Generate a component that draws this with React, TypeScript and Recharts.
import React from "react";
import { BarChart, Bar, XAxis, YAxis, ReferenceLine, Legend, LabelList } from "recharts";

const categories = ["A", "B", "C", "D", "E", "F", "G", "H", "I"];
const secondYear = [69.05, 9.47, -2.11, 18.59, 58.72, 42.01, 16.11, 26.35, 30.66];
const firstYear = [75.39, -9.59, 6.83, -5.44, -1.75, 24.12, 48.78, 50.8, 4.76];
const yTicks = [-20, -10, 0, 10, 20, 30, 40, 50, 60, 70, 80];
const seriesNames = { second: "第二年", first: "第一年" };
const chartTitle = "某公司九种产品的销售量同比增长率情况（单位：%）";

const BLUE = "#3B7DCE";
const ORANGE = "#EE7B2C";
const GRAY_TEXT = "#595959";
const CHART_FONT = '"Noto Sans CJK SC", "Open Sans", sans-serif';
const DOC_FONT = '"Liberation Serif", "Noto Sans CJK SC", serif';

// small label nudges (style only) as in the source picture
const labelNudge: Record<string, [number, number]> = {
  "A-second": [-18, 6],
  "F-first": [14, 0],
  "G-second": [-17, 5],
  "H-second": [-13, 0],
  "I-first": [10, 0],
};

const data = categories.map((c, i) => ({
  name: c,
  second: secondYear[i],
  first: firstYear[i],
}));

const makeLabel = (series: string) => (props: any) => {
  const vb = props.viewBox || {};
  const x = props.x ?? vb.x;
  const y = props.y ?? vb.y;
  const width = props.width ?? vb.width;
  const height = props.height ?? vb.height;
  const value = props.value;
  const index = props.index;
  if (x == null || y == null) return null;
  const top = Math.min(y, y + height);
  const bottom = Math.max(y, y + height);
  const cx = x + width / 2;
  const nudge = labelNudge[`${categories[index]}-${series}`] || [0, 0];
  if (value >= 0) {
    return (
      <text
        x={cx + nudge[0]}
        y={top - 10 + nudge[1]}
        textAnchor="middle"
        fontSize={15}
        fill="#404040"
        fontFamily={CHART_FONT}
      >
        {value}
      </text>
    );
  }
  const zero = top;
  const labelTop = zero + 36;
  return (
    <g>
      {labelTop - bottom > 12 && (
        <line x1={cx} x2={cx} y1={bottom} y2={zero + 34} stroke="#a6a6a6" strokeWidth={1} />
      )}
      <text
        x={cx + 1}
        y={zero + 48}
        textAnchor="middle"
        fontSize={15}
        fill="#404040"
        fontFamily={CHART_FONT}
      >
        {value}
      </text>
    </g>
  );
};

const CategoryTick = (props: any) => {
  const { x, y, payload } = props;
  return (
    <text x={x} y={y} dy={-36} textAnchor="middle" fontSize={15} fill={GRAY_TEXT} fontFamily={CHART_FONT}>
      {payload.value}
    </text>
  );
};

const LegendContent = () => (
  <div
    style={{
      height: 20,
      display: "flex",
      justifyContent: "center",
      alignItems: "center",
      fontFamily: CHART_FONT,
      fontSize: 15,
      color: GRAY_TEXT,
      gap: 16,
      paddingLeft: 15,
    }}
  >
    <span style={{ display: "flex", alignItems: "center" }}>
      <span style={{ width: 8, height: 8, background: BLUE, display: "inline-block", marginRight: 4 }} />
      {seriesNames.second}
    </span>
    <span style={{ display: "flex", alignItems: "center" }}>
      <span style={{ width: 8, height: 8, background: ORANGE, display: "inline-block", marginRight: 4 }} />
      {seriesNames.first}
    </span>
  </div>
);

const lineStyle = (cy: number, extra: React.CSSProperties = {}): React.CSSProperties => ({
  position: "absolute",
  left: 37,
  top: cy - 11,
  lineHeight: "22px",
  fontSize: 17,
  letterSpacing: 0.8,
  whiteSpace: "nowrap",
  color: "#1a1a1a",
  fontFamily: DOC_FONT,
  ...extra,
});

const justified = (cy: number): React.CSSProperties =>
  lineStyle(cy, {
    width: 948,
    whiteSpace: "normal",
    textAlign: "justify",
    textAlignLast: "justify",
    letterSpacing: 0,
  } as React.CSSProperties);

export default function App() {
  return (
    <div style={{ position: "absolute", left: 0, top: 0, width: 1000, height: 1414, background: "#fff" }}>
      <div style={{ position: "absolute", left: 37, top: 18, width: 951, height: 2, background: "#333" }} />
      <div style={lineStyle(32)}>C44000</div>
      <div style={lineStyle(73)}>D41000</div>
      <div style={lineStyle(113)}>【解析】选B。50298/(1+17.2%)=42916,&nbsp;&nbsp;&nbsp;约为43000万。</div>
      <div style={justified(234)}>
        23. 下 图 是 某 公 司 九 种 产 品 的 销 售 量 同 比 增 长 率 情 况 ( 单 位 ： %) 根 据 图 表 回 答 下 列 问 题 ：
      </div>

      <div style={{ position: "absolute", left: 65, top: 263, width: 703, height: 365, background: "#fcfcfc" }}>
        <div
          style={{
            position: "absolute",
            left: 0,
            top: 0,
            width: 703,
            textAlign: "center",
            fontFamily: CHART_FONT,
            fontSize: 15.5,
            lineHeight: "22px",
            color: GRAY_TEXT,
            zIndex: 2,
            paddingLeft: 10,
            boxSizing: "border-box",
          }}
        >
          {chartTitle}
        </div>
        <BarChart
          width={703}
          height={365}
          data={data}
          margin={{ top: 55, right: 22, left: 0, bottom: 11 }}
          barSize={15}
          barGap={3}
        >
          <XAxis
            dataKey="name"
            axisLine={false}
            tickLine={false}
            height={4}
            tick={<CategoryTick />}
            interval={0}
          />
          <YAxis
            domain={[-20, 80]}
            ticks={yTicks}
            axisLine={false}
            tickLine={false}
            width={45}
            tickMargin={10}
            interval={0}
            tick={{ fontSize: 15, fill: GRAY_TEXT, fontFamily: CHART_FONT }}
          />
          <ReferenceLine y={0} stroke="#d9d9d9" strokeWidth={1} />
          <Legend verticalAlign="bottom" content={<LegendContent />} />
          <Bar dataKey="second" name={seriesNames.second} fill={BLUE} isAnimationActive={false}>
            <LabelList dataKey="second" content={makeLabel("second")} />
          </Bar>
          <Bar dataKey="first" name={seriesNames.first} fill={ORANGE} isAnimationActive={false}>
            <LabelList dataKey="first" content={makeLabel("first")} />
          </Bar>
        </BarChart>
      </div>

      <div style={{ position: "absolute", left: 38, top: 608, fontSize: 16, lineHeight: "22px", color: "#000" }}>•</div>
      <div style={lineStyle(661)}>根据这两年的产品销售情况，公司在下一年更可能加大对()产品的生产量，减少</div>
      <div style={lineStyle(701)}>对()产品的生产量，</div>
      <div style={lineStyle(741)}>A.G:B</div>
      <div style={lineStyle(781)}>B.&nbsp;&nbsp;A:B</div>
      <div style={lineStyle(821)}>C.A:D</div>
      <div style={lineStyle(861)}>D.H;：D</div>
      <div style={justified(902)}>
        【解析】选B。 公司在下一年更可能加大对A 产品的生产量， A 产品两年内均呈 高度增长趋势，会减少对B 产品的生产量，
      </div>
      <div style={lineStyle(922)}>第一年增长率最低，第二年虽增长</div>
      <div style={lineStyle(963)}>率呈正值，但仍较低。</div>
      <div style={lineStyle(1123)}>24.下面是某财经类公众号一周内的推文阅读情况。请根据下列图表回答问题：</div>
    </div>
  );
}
..............................
### Stated task
Write each line above out exactly.

### Expected answer
Generate a component that draws this with React, TypeScript and Recharts.
import React from "react";
import { BarChart, Bar, XAxis, YAxis, ReferenceLine, Legend, LabelList } from "recharts";

const categories = ["A", "B", "C", "D", "E", "F", "G", "H", "I"];
const secondYear = [69.05, 9.47, -2.11, 18.59, 58.72, 42.01, 16.11, 26.35, 30.66];
const firstYear = [75.39, -9.59, 6.83, -5.44, -1.75, 24.12, 48.78, 50.8, 4.76];
const yTicks = [-20, -10, 0, 10, 20, 30, 40, 50, 60, 70, 80];
const seriesNames = { second: "第二年", first: "第一年" };
const chartTitle = "某公司九种产品的销售量同比增长率情况（单位：%）";

const BLUE = "#3B7DCE";
const ORANGE = "#EE7B2C";
const GRAY_TEXT = "#595959";
const CHART_FONT = '"Noto Sans CJK SC", "Open Sans", sans-serif';
const DOC_FONT = '"Liberation Serif", "Noto Sans CJK SC", serif';

// small label nudges (style only) as in the source picture
const labelNudge: Record<string, [number, number]> = {
  "A-second": [-18, 6],
  "F-first": [14, 0],
  "G-second": [-17, 5],
  "H-second": [-13, 0],
  "I-first": [10, 0],
};

const data = categories.map((c, i) => ({
  name: c,
  second: secondYear[i],
  first: firstYear[i],
}));

const makeLabel = (series: string) => (props: any) => {
  const vb = props.viewBox || {};
  const x = props.x ?? vb.x;
  const y = props.y ?? vb.y;
  const width = props.width ?? vb.width;
  const height = props.height ?? vb.height;
  const value = props.value;
  const index = props.index;
  if (x == null || y == null) return null;
  const top = Math.min(y, y + height);
  const bottom = Math.max(y, y + height);
  const cx = x + width / 2;
  const nudge = labelNudge[`${categories[index]}-${series}`] || [0, 0];
  if (value >= 0) {
    return (
      <text
        x={cx + nudge[0]}
        y={top - 10 + nudge[1]}
        textAnchor="middle"
        fontSize={15}
        fill="#404040"
        fontFamily={CHART_FONT}
      >
        {value}
      </text>
    );
  }
  const zero = top;
  const labelTop = zero + 36;
  return (
    <g>
      {labelTop - bottom > 12 && (
        <line x1={cx} x2={cx} y1={bottom} y2={zero + 34} stroke="#a6a6a6" strokeWidth={1} />
      )}
      <text
        x={cx + 1}
        y={zero + 48}
        textAnchor="middle"
        fontSize={15}
        fill="#404040"
        fontFamily={CHART_FONT}
      >
        {value}
      </text>
    </g>
  );
};

const CategoryTick = (props: any) => {
  const { x, y, payload } = props;
  return (
    <text x={x} y={y} dy={-36} textAnchor="middle" fontSize={15} fill={GRAY_TEXT} fontFamily={CHART_FONT}>
      {payload.value}
    </text>
  );
};

const LegendContent = () => (
  <div
    style={{
      height: 20,
      display: "flex",
      justifyContent: "center",
      alignItems: "center",
      fontFamily: CHART_FONT,
      fontSize: 15,
      color: GRAY_TEXT,
      gap: 16,
      paddingLeft: 15,
    }}
  >
    <span style={{ display: "flex", alignItems: "center" }}>
      <span style={{ width: 8, height: 8, background: BLUE, display: "inline-block", marginRight: 4 }} />
      {seriesNames.second}
    </span>
    <span style={{ display: "flex", alignItems: "center" }}>
      <span style={{ width: 8, height: 8, background: ORANGE, display: "inline-block", marginRight: 4 }} />
      {seriesNames.first}
    </span>
  </div>
);

const lineStyle = (cy: number, extra: React.CSSProperties = {}): React.CSSProperties => ({
  position: "absolute",
  left: 37,
  top: cy - 11,
  lineHeight: "22px",
  fontSize: 17,
  letterSpacing: 0.8,
  whiteSpace: "nowrap",
  color: "#1a1a1a",
  fontFamily: DOC_FONT,
  ...extra,
});

const justified = (cy: number): React.CSSProperties =>
  lineStyle(cy, {
    width: 948,
    whiteSpace: "normal",
    textAlign: "justify",
    textAlignLast: "justify",
    letterSpacing: 0,
  } as React.CSSProperties);

export default function App() {
  return (
    <div style={{ position: "absolute", left: 0, top: 0, width: 1000, height: 1414, background: "#fff" }}>
      <div style={{ position: "absolute", left: 37, top: 18, width: 951, height: 2, background: "#333" }} />
      <div style={lineStyle(32)}>C44000</div>
      <div style={lineStyle(73)}>D41000</div>
      <div style={lineStyle(113)}>【解析】选B。50298/(1+17.2%)=42916,&nbsp;&nbsp;&nbsp;约为43000万。</div>
      <div style={justified(234)}>
        23. 下 图 是 某 公 司 九 种 产 品 的 销 售 量 同 比 增 长 率 情 况 ( 单 位 ： %) 根 据 图 表 回 答 下 列 问 题 ：
      </div>

      <div style={{ position: "absolute", left: 65, top: 263, width: 703, height: 365, background: "#fcfcfc" }}>
        <div
          style={{
            position: "absolute",
            left: 0,
            top: 0,
            width: 703,
            textAlign: "center",
            fontFamily: CHART_FONT,
            fontSize: 15.5,
            lineHeight: "22px",
            color: GRAY_TEXT,
            zIndex: 2,
            paddingLeft: 10,
            boxSizing: "border-box",
          }}
        >
          {chartTitle}
        </div>
        <BarChart
          width={703}
          height={365}
          data={data}
          margin={{ top: 55, right: 22, left: 0, bottom: 11 }}
          barSize={15}
          barGap={3}
        >
          <XAxis
            dataKey="name"
            axisLine={false}
            tickLine={false}
            height={4}
            tick={<CategoryTick />}
            interval={0}
          />
          <YAxis
            domain={[-20, 80]}
            ticks={yTicks}
            axisLine={false}
            tickLine={false}
            width={45}
            tickMargin={10}
            interval={0}
            tick={{ fontSize: 15, fill: GRAY_TEXT, fontFamily: CHART_FONT }}
          />
          <ReferenceLine y={0} stroke="#d9d9d9" strokeWidth={1} />
          <Legend verticalAlign="bottom" content={<LegendContent />} />
          <Bar dataKey="second" name={seriesNames.second} fill={BLUE} isAnimationActive={false}>
            <LabelList dataKey="second" content={makeLabel("second")} />
          </Bar>
          <Bar dataKey="first" name={seriesNames.first} fill={ORANGE} isAnimationActive={false}>
            <LabelList dataKey="first" content={makeLabel("first")} />
          </Bar>
        </BarChart>
      </div>

      <div style={{ position: "absolute", left: 38, top: 608, fontSize: 16, lineHeight: "22px", color: "#000" }}>•</div>
      <div style={lineStyle(661)}>根据这两年的产品销售情况，公司在下一年更可能加大对()产品的生产量，减少</div>
      <div style={lineStyle(701)}>对()产品的生产量，</div>
      <div style={lineStyle(741)}>A.G:B</div>
      <div style={lineStyle(781)}>B.&nbsp;&nbsp;A:B</div>
      <div style={lineStyle(821)}>C.A:D</div>
      <div style={lineStyle(861)}>D.H;：D</div>
      <div style={justified(902)}>
        【解析】选B。 公司在下一年更可能加大对A 产品的生产量， A 产品两年内均呈 高度增长趋势，会减少对B 产品的生产量，
      </div>
      <div style={lineStyle(922)}>第一年增长率最低，第二年虽增长</div>
      <div style={lineStyle(963)}>率呈正值，但仍较低。</div>
      <div style={lineStyle(1123)}>24.下面是某财经类公众号一周内的推文阅读情况。请根据下列图表回答问题：</div>
    </div>
  );
}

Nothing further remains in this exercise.